The timing matters because Hong Kong is no longer the default gateway it was a decade ago. Singapore Tourism Board signed a strategic memorandum with Xiaohongshu Business this week, formalizing a content partnership on a platform with 300 million monthly active users in China—users who are increasingly building Southeast Asia itineraries without Hong Kong as a waypoint. That shift is visible in the data: Mainland Chinese overnight visitors to Hong Kong grew 8.4 percent year-on-year in Q1 2025, but average spending per trip declined 3.1 percent in real terms. The dragon boat investment is effectively a counter-thesis: that physical presence at a marquee event, combined with merchant incentives, can recapture wallet share that social platforms are redirecting.
The HK$20 million allocation is modest relative to the city's HK$340 million annual tourism marketing budget, but it represents a format test. If per-visitor spending during the programme period exceeds the citywide June average by a measurable margin, expect the Board to replicate the structure around Art Basel in November and the Rugby Sevens in 2026. If it doesn't, the alternative is already being written in Singapore: platform-native content partnerships that shape traveler intent before any booking occurs.

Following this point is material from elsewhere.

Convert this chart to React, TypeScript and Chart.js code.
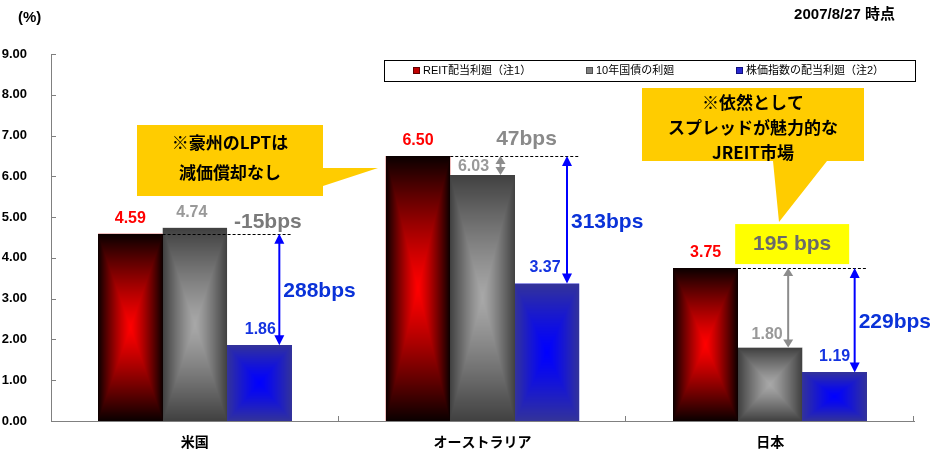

Operators should watch for post-programme spending data in early August, particularly overnight hotel occupancy rates in Tsim Sha Tsui and Central during the 13-day window. The Board's merchant network includes 180 participating properties and 400 retail and dining outlets, so transaction-level data will show whether discount-driven promotions moved incremental volume or simply shifted existing demand. Also worth tracking: whether Xiaohongshu content creators cover the dragon boat festival organically, or if the event registers zero platform traction—a signal about which cities are winning the attention war upstream of travel decisions.
The race anniversary is a heritage asset with a half-century of continuity, but continuity is no longer sufficient when the next generation of outbound Chinese travelers is building itineraries inside a closed-loop social commerce environment where Hong Kong's organic content share is shrinking. The HK$20 million is buying time to prove physical events still matter. The data in 90 days will show if time is what the city actually needs.